William Scully (1821-1885), born in County Tipperary, was an Irish journalist and businessman who migrated to Rio de Janeiro in the late 1850s or early 1860s, following the Great Famine in Ireland. There, he became the proprietor and editor for almost twenty years of The Anglo-Brazilian Times (1865-1884), described in its masthead as a “Political, Literary and Commercial” newspaper. He also founded the Sociedade International de Imigração. According to Scully, Irish immigration to Brazil was “nipped in the bud” and was never successful due to the collapse of an Irish colony, Principe Dom Pedro, in Santa Catarina following a sudden withdrawal of funds between 1868 and 1869.

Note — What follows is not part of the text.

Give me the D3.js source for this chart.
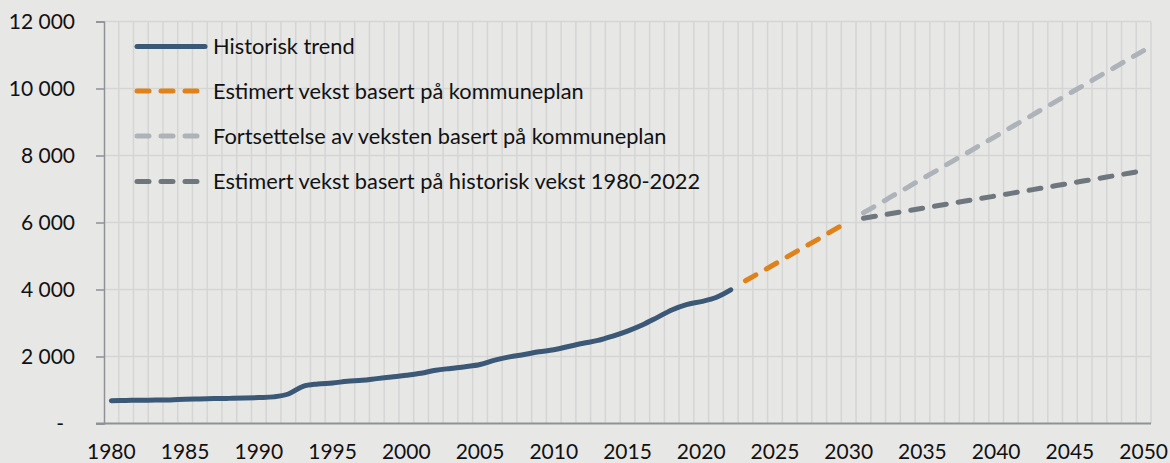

Cynthia Longfield (1896-1991), “Madam Dragonfly”, was born in London to Anglo-Irish parents whose ancestral home was in Cloyne, Co. Cork. She was an independent scientist, specialising in dragonflies. She travelled extensively throughout the world. In 1927 she participated in a six-month-long scientific expedition to Mato Grosso where she collected 38 species of dragonfly, three of which were previously undiscovered. Two species are named in her honour. She donated her personal archive and library, some 500 volumes, to the Royal Irish Academy, Dublin, which include sixteen manuscripts detailing the species she researched in Brazil.